PROBLEM TO SOLVE. Lines containing the word "this" are the ones to copy from the records below.

Items listed in a dataset:
* begin *

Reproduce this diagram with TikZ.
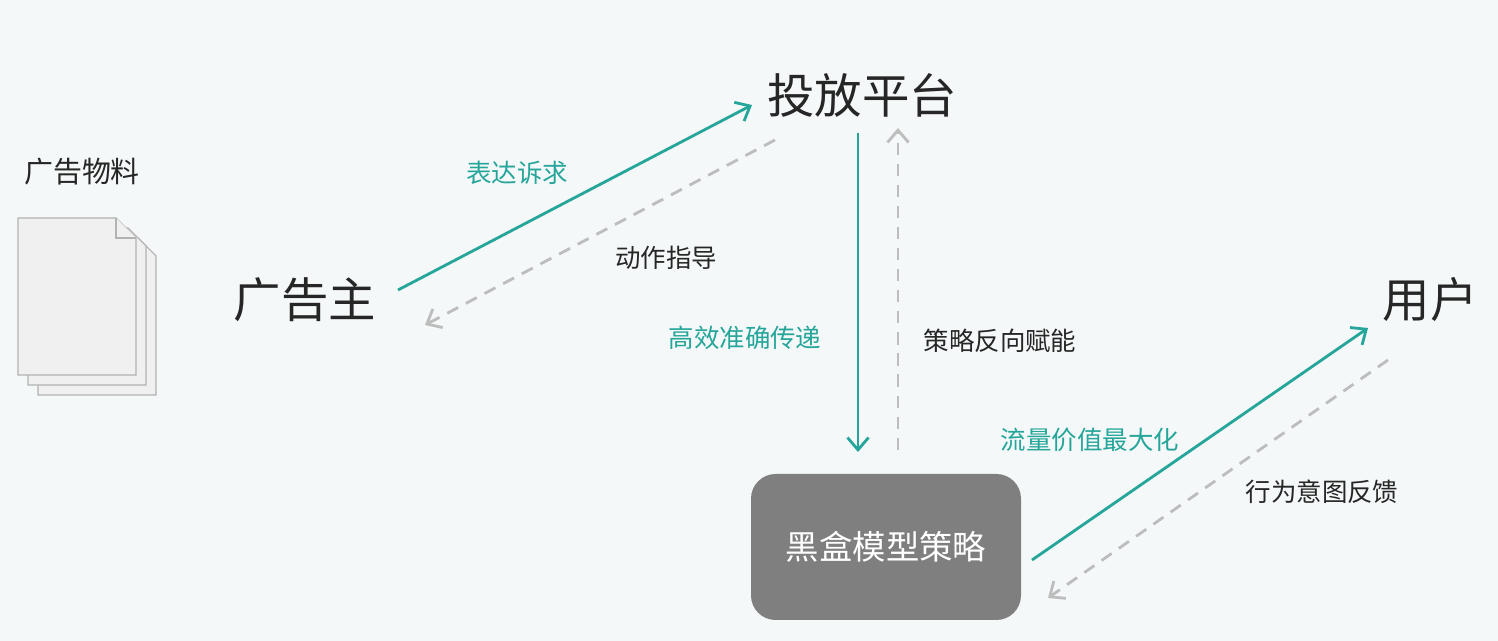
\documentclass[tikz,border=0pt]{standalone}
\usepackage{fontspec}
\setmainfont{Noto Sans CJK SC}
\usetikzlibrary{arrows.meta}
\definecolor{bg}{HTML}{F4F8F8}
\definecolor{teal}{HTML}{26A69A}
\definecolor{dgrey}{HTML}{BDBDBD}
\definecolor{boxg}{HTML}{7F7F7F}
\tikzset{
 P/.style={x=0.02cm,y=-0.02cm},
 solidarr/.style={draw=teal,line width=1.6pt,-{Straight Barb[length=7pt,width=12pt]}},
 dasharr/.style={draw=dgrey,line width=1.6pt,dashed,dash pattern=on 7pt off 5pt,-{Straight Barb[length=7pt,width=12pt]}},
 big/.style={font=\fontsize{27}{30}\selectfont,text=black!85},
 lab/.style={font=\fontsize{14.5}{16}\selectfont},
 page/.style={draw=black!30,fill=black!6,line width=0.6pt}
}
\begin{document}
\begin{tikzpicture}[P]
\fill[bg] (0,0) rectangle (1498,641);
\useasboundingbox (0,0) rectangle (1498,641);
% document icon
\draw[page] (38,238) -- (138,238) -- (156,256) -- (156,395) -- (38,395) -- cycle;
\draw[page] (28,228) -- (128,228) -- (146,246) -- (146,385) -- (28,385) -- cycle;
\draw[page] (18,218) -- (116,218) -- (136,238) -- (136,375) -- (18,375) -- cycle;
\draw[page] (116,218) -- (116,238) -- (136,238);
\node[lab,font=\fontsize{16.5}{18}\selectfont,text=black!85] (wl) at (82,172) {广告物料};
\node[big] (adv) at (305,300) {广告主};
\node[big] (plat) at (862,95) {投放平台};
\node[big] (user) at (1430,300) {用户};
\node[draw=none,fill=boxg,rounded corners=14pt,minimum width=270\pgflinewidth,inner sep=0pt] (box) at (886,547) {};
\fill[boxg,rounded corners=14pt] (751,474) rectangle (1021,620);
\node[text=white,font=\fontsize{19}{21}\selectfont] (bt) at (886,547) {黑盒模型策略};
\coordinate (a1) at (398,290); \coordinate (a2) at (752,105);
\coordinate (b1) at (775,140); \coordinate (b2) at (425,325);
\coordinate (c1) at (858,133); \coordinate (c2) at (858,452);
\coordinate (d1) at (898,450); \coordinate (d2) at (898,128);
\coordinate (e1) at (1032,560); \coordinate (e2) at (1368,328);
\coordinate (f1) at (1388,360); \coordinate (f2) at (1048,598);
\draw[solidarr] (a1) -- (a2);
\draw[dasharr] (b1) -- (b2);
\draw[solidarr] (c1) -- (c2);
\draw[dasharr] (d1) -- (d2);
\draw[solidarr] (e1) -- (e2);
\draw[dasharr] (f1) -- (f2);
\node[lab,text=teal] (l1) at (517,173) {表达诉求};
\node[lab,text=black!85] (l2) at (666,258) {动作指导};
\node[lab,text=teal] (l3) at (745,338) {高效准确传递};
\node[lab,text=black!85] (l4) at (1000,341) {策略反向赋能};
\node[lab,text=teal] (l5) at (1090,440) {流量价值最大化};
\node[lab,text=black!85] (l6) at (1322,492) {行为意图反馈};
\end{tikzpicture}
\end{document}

* end *
* begin *

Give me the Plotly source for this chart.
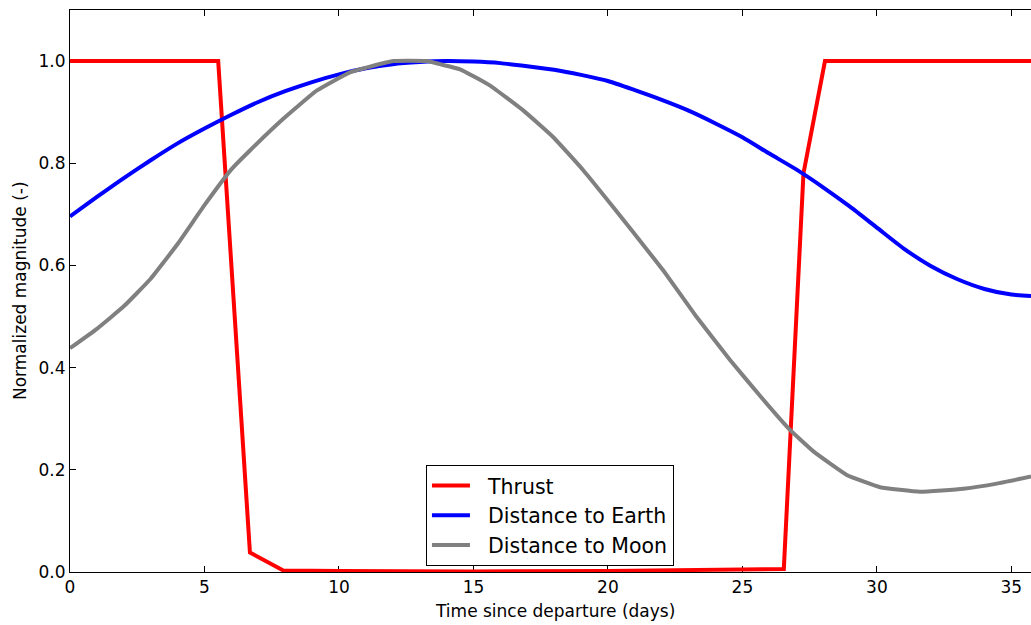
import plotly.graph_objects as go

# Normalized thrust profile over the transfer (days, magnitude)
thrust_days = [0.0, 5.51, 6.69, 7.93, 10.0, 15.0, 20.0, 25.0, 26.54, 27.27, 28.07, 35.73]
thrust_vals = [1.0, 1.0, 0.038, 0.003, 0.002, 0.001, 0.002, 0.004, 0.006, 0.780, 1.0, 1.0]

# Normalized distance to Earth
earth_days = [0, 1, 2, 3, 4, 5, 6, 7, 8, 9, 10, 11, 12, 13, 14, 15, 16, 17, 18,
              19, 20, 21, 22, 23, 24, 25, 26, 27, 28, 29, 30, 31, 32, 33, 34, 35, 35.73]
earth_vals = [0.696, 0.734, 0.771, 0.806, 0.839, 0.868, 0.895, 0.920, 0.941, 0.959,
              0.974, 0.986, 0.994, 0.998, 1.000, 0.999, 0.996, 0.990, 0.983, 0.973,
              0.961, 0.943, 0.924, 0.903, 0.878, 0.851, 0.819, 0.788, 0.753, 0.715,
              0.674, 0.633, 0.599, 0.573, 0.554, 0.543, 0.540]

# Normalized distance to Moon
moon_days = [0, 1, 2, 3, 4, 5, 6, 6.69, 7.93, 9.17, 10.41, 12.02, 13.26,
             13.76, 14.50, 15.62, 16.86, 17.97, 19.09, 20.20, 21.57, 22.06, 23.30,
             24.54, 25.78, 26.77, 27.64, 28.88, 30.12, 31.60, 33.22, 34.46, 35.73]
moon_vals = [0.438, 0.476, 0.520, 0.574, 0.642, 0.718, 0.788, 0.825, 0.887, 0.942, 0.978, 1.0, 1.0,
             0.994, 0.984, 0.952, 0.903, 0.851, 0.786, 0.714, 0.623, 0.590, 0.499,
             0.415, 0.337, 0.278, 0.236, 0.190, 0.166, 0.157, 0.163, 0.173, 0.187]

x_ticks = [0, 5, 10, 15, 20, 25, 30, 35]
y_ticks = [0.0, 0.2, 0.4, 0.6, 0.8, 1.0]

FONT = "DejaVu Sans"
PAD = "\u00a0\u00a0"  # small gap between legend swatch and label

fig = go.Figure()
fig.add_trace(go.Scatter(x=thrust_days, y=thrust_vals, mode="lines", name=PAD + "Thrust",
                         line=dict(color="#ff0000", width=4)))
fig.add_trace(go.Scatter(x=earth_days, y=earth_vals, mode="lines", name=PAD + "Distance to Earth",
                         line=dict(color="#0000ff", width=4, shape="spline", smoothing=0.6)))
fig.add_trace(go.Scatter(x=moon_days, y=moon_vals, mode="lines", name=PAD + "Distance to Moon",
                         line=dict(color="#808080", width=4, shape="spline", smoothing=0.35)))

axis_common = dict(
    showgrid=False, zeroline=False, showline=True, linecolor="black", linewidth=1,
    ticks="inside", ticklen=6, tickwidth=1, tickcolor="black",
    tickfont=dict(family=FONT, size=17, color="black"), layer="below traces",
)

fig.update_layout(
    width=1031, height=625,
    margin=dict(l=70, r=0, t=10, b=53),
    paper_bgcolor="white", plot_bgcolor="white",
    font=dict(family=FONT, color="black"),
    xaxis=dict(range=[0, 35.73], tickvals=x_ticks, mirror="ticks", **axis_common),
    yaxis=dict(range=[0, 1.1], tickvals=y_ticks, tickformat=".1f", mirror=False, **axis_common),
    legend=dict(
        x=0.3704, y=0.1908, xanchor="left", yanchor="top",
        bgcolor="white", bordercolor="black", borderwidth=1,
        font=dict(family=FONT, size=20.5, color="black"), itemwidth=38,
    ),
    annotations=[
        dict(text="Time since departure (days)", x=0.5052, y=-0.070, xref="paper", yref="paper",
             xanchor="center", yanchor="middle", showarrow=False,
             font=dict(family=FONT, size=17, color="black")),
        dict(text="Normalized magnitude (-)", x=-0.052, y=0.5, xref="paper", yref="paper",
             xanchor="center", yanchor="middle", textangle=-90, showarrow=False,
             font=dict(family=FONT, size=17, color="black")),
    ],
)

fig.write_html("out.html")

* end *
* begin *

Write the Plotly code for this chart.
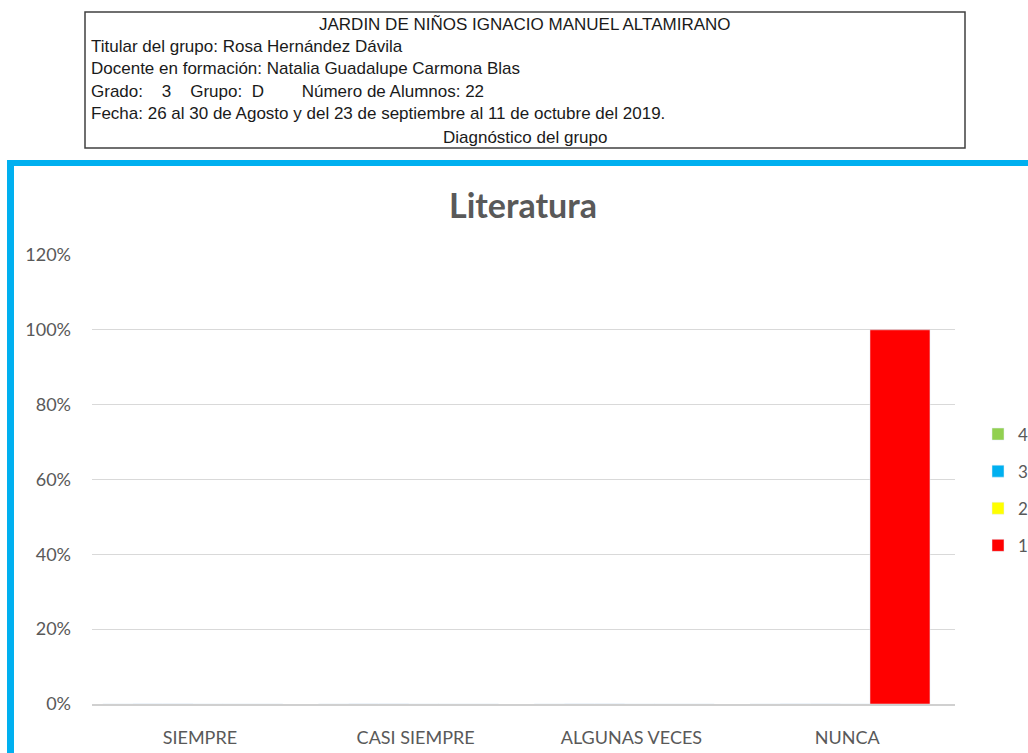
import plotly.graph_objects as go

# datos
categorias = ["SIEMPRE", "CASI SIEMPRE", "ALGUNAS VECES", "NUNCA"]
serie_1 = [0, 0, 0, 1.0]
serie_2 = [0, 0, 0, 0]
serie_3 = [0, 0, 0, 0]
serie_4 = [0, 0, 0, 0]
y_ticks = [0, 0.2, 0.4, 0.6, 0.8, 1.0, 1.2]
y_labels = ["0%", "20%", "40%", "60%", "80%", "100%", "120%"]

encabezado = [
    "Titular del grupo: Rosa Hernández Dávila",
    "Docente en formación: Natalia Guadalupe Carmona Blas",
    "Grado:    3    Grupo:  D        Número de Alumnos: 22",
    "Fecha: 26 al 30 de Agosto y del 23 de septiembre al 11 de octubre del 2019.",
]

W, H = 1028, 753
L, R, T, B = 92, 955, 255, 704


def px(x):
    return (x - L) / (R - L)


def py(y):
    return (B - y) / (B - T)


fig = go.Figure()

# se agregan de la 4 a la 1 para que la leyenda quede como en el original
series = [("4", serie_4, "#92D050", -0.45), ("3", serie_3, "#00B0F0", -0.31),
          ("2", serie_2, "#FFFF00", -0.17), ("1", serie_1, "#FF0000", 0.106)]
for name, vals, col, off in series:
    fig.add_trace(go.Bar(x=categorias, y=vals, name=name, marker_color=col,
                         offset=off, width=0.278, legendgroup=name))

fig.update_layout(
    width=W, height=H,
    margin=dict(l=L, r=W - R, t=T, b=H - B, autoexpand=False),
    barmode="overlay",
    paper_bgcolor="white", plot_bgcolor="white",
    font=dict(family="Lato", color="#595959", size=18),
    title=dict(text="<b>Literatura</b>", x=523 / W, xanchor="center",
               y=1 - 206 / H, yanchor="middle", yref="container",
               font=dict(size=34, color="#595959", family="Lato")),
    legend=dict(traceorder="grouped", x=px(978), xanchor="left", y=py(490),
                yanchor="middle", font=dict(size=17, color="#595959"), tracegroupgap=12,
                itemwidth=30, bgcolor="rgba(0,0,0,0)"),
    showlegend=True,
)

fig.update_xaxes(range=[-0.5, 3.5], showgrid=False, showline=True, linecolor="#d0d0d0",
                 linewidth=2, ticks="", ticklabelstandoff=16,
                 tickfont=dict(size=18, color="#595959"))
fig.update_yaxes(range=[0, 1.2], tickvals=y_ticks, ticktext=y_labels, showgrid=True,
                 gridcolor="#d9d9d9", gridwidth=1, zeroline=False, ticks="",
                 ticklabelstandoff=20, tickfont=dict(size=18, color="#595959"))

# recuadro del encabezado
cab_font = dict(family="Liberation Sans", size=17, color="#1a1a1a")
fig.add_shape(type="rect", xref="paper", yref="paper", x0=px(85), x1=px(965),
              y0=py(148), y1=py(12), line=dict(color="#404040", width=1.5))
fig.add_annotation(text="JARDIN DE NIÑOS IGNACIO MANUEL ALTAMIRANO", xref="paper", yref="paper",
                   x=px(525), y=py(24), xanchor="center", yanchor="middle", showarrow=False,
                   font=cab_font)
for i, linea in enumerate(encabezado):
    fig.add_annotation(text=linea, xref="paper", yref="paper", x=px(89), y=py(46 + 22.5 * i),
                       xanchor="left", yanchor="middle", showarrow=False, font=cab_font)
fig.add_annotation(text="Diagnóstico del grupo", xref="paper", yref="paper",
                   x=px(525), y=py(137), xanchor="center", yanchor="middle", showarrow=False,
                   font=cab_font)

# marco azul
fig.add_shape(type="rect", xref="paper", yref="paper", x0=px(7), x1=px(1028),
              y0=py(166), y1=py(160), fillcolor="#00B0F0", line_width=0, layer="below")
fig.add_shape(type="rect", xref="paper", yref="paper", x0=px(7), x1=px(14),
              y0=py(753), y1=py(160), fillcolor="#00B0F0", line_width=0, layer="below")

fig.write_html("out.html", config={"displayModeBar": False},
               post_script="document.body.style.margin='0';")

* end *

SOLUTION TO THE EXERCISE.
Reproduce this diagram with TikZ.
Give me the Plotly source for this chart.
Write the Plotly code for this chart.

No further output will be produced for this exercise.